— BEGIN Data excerpt —
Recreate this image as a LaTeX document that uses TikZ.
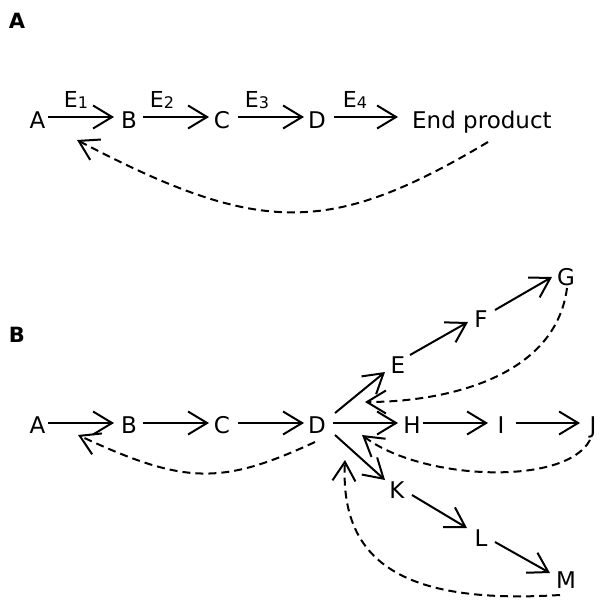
\documentclass[tikz,border=0pt]{standalone}
\usepackage{fontspec}
\setmainfont{DejaVu Sans}
\usetikzlibrary{arrows.meta}
\newcommand{\sub}[1]{\raisebox{-1pt}{\fontsize{16pt}{16pt}\selectfont #1}}
\begin{document}
\begin{tikzpicture}[x=1pt,y=-1pt,
  lbl/.style={inner sep=0pt,text height=16.5pt,text depth=0pt,font=\fontsize{23pt}{27pt}\selectfont},
  elbl/.style={inner sep=0pt,font=\fontsize{22pt}{26pt}\selectfont},
  panel/.style={inner sep=0pt,font=\fontsize{21pt}{25pt}\selectfont\bfseries},
  arr/.style={line width=2pt,-{Straight Barb[length=19pt,width=23pt,line width=2pt]}},
  back/.style={arr,dash pattern=on 8pt off 5pt}]
\useasboundingbox (0,0) rectangle (599,601);
% ---------- Panel A ----------
\node[panel] (pA) at (17,21) {A};
\node[lbl] (a1) at (37.5,120) {A};
\node[lbl] (a2) at (129,120) {B};
\node[lbl] (a3) at (222,120) {C};
\node[lbl] (a4) at (317,120) {D};
\node[lbl,anchor=west] (a5) at (412,120) {End product};
\node[elbl] (e1) at (76,100) {E\sub{1}};
\node[elbl] (e2) at (162,100) {E\sub{2}};
\node[elbl] (e3) at (257,100) {E\sub{3}};
\node[elbl] (e4) at (355,100) {E\sub{4}};
\draw[arr] ([shift={(10.5,-3)}]a1.center) -- ([shift={(-15,-3)}]a2.center);
\draw[arr] ([shift={(14,-3)}]a2.center) -- ([shift={(-13,-3)}]a3.center);
\draw[arr] ([shift={(16,-3)}]a3.center) -- ([shift={(-13,-3)}]a4.center);
\draw[arr] ([shift={(17,-3)}]a4.center) -- ([shift={(-14,-3)}]a5.west);
\draw[back] ([shift={(76,22)}]a5.west) .. controls +(-158,94) and +(183,96) .. ([shift={(39.5,20)}]a1.center);
% ---------- Panel B ----------
\node[panel] (pB) at (17,335) {B};
\node[lbl] (b1) at (37.5,425) {A};
\node[lbl] (b2) at (129,425) {B};
\node[lbl] (b3) at (222,425) {C};
\node[lbl] (b4) at (317,425) {D};
\node[lbl] (bE) at (398,365) {E};
\node[lbl] (bF) at (481,319) {F};
\node[lbl] (bG) at (566,277) {G};
\node[lbl] (bH) at (412,425) {H};
\node[lbl] (bI) at (501,425) {I};
\node[lbl] (bJ) at (593,425) {J};
\node[lbl] (bK) at (397,490) {K};
\node[lbl] (bL) at (481,538) {L};
\node[lbl] (bM) at (566,580) {M};
\draw[arr] ([shift={(10.5,-2)}]b1.center) -- ([shift={(-15,-2)}]b2.center);
\draw[arr] ([shift={(14,-2)}]b2.center) -- ([shift={(-13,-2)}]b3.center);
\draw[arr] ([shift={(16,-2)}]b3.center) -- ([shift={(-13,-2)}]b4.center);
\draw[arr] ([shift={(16,-2)}]b4.center) -- ([shift={(-14,-2)}]bH.center);
\draw[arr] ([shift={(11,-2)}]bH.center) -- ([shift={(-13,-2)}]bI.center);
\draw[arr] ([shift={(15,-2)}]bI.center) -- ([shift={(-13,-2)}]bJ.center);
\draw[arr] ([shift={(18,-12)}]b4.center) -- ([shift={(-13,7)}]bE.center);
\draw[arr] ([shift={(12,-10)}]bE.center) -- ([shift={(-13,3)}]bF.center);
\draw[arr] ([shift={(14,-9)}]bF.center) -- ([shift={(-14,0)}]bG.center);
\draw[arr] ([shift={(18,10)}]b4.center) -- ([shift={(-12,-10)}]bK.center);
\draw[arr] ([shift={(15,5)}]bK.center) -- ([shift={(-14,-10)}]bL.center);
\draw[arr] ([shift={(14,4)}]bL.center) -- ([shift={(-16,-7)}]bM.center);
\draw[back] ([shift={(-2,17)}]b4.center) .. controls +(-93,43) and +(107,50) .. ([shift={(40.5,10)}]b1.center);
\draw[back] ([shift={(1,11)}]bG.center) .. controls +(-12,92) and +(75,0) .. ([shift={(48,-23)}]b4.center);
\draw[back] ([shift={(-3,15)}]bJ.center) .. controls +(-25,47) and +(58,45) .. ([shift={(45,10)}]b4.center);
\draw[back] ([shift={(-6,15)}]bM.center) .. controls +(-160,10) and +(-5,100) .. ([shift={(28,35)}]b4.center);
\end{tikzpicture}
\end{document}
— END Data excerpt —
■ **Problem details**
The data above needs to be retyped exactly, with the images left out.

■ **Response to the task**
Recreate this image as a LaTeX document that uses TikZ.
\documentclass[tikz,border=0pt]{standalone}
\usepackage{fontspec}
\setmainfont{DejaVu Sans}
\usetikzlibrary{arrows.meta}
\newcommand{\sub}[1]{\raisebox{-1pt}{\fontsize{16pt}{16pt}\selectfont #1}}
\begin{document}
\begin{tikzpicture}[x=1pt,y=-1pt,
  lbl/.style={inner sep=0pt,text height=16.5pt,text depth=0pt,font=\fontsize{23pt}{27pt}\selectfont},
  elbl/.style={inner sep=0pt,font=\fontsize{22pt}{26pt}\selectfont},
  panel/.style={inner sep=0pt,font=\fontsize{21pt}{25pt}\selectfont\bfseries},
  arr/.style={line width=2pt,-{Straight Barb[length=19pt,width=23pt,line width=2pt]}},
  back/.style={arr,dash pattern=on 8pt off 5pt}]
\useasboundingbox (0,0) rectangle (599,601);
% ---------- Panel A ----------
\node[panel] (pA) at (17,21) {A};
\node[lbl] (a1) at (37.5,120) {A};
\node[lbl] (a2) at (129,120) {B};
\node[lbl] (a3) at (222,120) {C};
\node[lbl] (a4) at (317,120) {D};
\node[lbl,anchor=west] (a5) at (412,120) {End product};
\node[elbl] (e1) at (76,100) {E\sub{1}};
\node[elbl] (e2) at (162,100) {E\sub{2}};
\node[elbl] (e3) at (257,100) {E\sub{3}};
\node[elbl] (e4) at (355,100) {E\sub{4}};
\draw[arr] ([shift={(10.5,-3)}]a1.center) -- ([shift={(-15,-3)}]a2.center);
\draw[arr] ([shift={(14,-3)}]a2.center) -- ([shift={(-13,-3)}]a3.center);
\draw[arr] ([shift={(16,-3)}]a3.center) -- ([shift={(-13,-3)}]a4.center);
\draw[arr] ([shift={(17,-3)}]a4.center) -- ([shift={(-14,-3)}]a5.west);
\draw[back] ([shift={(76,22)}]a5.west) .. controls +(-158,94) and +(183,96) .. ([shift={(39.5,20)}]a1.center);
% ---------- Panel B ----------
\node[panel] (pB) at (17,335) {B};
\node[lbl] (b1) at (37.5,425) {A};
\node[lbl] (b2) at (129,425) {B};
\node[lbl] (b3) at (222,425) {C};
\node[lbl] (b4) at (317,425) {D};
\node[lbl] (bE) at (398,365) {E};
\node[lbl] (bF) at (481,319) {F};
\node[lbl] (bG) at (566,277) {G};
\node[lbl] (bH) at (412,425) {H};
\node[lbl] (bI) at (501,425) {I};
\node[lbl] (bJ) at (593,425) {J};
\node[lbl] (bK) at (397,490) {K};
\node[lbl] (bL) at (481,538) {L};
\node[lbl] (bM) at (566,580) {M};
\draw[arr] ([shift={(10.5,-2)}]b1.center) -- ([shift={(-15,-2)}]b2.center);
\draw[arr] ([shift={(14,-2)}]b2.center) -- ([shift={(-13,-2)}]b3.center);
\draw[arr] ([shift={(16,-2)}]b3.center) -- ([shift={(-13,-2)}]b4.center);
\draw[arr] ([shift={(16,-2)}]b4.center) -- ([shift={(-14,-2)}]bH.center);
\draw[arr] ([shift={(11,-2)}]bH.center) -- ([shift={(-13,-2)}]bI.center);
\draw[arr] ([shift={(15,-2)}]bI.center) -- ([shift={(-13,-2)}]bJ.center);
\draw[arr] ([shift={(18,-12)}]b4.center) -- ([shift={(-13,7)}]bE.center);
\draw[arr] ([shift={(12,-10)}]bE.center) -- ([shift={(-13,3)}]bF.center);
\draw[arr] ([shift={(14,-9)}]bF.center) -- ([shift={(-14,0)}]bG.center);
\draw[arr] ([shift={(18,10)}]b4.center) -- ([shift={(-12,-10)}]bK.center);
\draw[arr] ([shift={(15,5)}]bK.center) -- ([shift={(-14,-10)}]bL.center);
\draw[arr] ([shift={(14,4)}]bL.center) -- ([shift={(-16,-7)}]bM.center);
\draw[back] ([shift={(-2,17)}]b4.center) .. controls +(-93,43) and +(107,50) .. ([shift={(40.5,10)}]b1.center);
\draw[back] ([shift={(1,11)}]bG.center) .. controls +(-12,92) and +(75,0) .. ([shift={(48,-23)}]b4.center);
\draw[back] ([shift={(-3,15)}]bJ.center) .. controls +(-25,47) and +(58,45) .. ([shift={(45,10)}]b4.center);
\draw[back] ([shift={(-6,15)}]bM.center) .. controls +(-160,10) and +(-5,100) .. ([shift={(28,35)}]b4.center);
\end{tikzpicture}
\end{document}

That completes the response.